THE TASK: Copy the listing verbatim, excluding any images found in it.

COLLECTED DATA:
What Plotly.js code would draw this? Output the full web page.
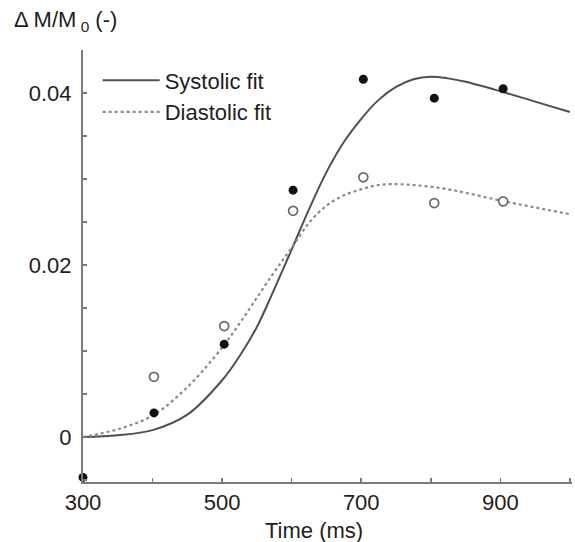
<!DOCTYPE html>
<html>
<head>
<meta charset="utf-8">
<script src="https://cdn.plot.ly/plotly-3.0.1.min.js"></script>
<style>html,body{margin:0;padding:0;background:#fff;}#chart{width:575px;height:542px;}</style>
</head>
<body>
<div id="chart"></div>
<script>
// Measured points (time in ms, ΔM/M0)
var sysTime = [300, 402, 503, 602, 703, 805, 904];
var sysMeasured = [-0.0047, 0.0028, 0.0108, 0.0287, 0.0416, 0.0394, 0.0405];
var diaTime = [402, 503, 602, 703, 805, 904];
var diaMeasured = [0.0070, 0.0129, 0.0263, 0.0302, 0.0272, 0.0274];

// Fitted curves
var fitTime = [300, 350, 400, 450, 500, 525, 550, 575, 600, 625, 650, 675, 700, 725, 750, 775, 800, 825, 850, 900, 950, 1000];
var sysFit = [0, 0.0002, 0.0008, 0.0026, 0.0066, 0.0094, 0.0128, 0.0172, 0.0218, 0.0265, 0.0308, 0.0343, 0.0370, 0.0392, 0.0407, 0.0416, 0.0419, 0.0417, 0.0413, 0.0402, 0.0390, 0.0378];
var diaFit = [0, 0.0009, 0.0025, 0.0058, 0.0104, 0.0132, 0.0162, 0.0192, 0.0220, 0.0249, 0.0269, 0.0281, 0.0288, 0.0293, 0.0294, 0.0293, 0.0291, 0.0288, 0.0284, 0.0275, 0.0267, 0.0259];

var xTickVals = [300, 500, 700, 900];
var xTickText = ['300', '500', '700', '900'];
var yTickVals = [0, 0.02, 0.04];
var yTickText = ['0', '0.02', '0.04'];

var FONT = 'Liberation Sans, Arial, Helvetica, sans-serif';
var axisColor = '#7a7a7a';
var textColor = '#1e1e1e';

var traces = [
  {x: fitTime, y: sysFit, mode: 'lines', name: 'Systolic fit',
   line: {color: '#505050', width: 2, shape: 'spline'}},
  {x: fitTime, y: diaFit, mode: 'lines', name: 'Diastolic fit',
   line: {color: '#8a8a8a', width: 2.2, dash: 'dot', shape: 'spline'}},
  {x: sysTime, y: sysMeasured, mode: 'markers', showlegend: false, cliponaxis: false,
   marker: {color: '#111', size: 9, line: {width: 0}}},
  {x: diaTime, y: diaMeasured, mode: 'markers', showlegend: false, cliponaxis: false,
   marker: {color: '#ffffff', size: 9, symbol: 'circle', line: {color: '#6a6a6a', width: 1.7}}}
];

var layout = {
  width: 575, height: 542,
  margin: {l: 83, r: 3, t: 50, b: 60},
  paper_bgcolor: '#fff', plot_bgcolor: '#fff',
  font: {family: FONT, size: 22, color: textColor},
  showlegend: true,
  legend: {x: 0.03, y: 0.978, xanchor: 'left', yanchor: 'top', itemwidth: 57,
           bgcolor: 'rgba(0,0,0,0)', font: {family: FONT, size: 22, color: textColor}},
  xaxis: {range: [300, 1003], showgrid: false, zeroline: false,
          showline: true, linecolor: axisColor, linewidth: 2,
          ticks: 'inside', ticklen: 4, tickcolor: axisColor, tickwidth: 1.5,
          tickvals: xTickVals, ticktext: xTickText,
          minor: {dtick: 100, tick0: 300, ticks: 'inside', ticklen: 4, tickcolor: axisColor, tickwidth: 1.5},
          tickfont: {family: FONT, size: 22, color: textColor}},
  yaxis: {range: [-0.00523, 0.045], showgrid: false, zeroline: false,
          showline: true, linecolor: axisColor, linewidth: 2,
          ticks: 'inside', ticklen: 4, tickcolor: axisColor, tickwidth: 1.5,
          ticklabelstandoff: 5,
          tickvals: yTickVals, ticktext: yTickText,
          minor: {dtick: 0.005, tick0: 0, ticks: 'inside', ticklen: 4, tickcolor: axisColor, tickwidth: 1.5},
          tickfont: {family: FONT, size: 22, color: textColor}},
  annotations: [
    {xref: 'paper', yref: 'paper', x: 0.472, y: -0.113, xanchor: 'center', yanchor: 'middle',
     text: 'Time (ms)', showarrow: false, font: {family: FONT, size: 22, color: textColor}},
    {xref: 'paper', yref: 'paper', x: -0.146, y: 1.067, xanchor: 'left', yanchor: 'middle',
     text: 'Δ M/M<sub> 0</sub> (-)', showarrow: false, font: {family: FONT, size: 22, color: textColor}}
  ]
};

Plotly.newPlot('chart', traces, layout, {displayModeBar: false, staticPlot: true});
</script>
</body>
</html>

THE ANSWER:
What Plotly.js code would draw this? Output the full web page.
<!DOCTYPE html>
<html>
<head>
<meta charset="utf-8">
<script src="https://cdn.plot.ly/plotly-3.0.1.min.js"></script>
<style>html,body{margin:0;padding:0;background:#fff;}#chart{width:575px;height:542px;}</style>
</head>
<body>
<div id="chart"></div>
<script>
// Measured points (time in ms, ΔM/M0)
var sysTime = [300, 402, 503, 602, 703, 805, 904];
var sysMeasured = [-0.0047, 0.0028, 0.0108, 0.0287, 0.0416, 0.0394, 0.0405];
var diaTime = [402, 503, 602, 703, 805, 904];
var diaMeasured = [0.0070, 0.0129, 0.0263, 0.0302, 0.0272, 0.0274];

// Fitted curves
var fitTime = [300, 350, 400, 450, 500, 525, 550, 575, 600, 625, 650, 675, 700, 725, 750, 775, 800, 825, 850, 900, 950, 1000];
var sysFit = [0, 0.0002, 0.0008, 0.0026, 0.0066, 0.0094, 0.0128, 0.0172, 0.0218, 0.0265, 0.0308, 0.0343, 0.0370, 0.0392, 0.0407, 0.0416, 0.0419, 0.0417, 0.0413, 0.0402, 0.0390, 0.0378];
var diaFit = [0, 0.0009, 0.0025, 0.0058, 0.0104, 0.0132, 0.0162, 0.0192, 0.0220, 0.0249, 0.0269, 0.0281, 0.0288, 0.0293, 0.0294, 0.0293, 0.0291, 0.0288, 0.0284, 0.0275, 0.0267, 0.0259];

var xTickVals = [300, 500, 700, 900];
var xTickText = ['300', '500', '700', '900'];
var yTickVals = [0, 0.02, 0.04];
var yTickText = ['0', '0.02', '0.04'];

var FONT = 'Liberation Sans, Arial, Helvetica, sans-serif';
var axisColor = '#7a7a7a';
var textColor = '#1e1e1e';

var traces = [
  {x: fitTime, y: sysFit, mode: 'lines', name: 'Systolic fit',
   line: {color: '#505050', width: 2, shape: 'spline'}},
  {x: fitTime, y: diaFit, mode: 'lines', name: 'Diastolic fit',
   line: {color: '#8a8a8a', width: 2.2, dash: 'dot', shape: 'spline'}},
  {x: sysTime, y: sysMeasured, mode: 'markers', showlegend: false, cliponaxis: false,
   marker: {color: '#111', size: 9, line: {width: 0}}},
  {x: diaTime, y: diaMeasured, mode: 'markers', showlegend: false, cliponaxis: false,
   marker: {color: '#ffffff', size: 9, symbol: 'circle', line: {color: '#6a6a6a', width: 1.7}}}
];

var layout = {
  width: 575, height: 542,
  margin: {l: 83, r: 3, t: 50, b: 60},
  paper_bgcolor: '#fff', plot_bgcolor: '#fff',
  font: {family: FONT, size: 22, color: textColor},
  showlegend: true,
  legend: {x: 0.03, y: 0.978, xanchor: 'left', yanchor: 'top', itemwidth: 57,
           bgcolor: 'rgba(0,0,0,0)', font: {family: FONT, size: 22, color: textColor}},
  xaxis: {range: [300, 1003], showgrid: false, zeroline: false,
          showline: true, linecolor: axisColor, linewidth: 2,
          ticks: 'inside', ticklen: 4, tickcolor: axisColor, tickwidth: 1.5,
          tickvals: xTickVals, ticktext: xTickText,
          minor: {dtick: 100, tick0: 300, ticks: 'inside', ticklen: 4, tickcolor: axisColor, tickwidth: 1.5},
          tickfont: {family: FONT, size: 22, color: textColor}},
  yaxis: {range: [-0.00523, 0.045], showgrid: false, zeroline: false,
          showline: true, linecolor: axisColor, linewidth: 2,
          ticks: 'inside', ticklen: 4, tickcolor: axisColor, tickwidth: 1.5,
          ticklabelstandoff: 5,
          tickvals: yTickVals, ticktext: yTickText,
          minor: {dtick: 0.005, tick0: 0, ticks: 'inside', ticklen: 4, tickcolor: axisColor, tickwidth: 1.5},
          tickfont: {family: FONT, size: 22, color: textColor}},
  annotations: [
    {xref: 'paper', yref: 'paper', x: 0.472, y: -0.113, xanchor: 'center', yanchor: 'middle',
     text: 'Time (ms)', showarrow: false, font: {family: FONT, size: 22, color: textColor}},
    {xref: 'paper', yref: 'paper', x: -0.146, y: 1.067, xanchor: 'left', yanchor: 'middle',
     text: 'Δ M/M<sub> 0</sub> (-)', showarrow: false, font: {family: FONT, size: 22, color: textColor}}
  ]
};

Plotly.newPlot('chart', traces, layout, {displayModeBar: false, staticPlot: true});
</script>
</body>
</html>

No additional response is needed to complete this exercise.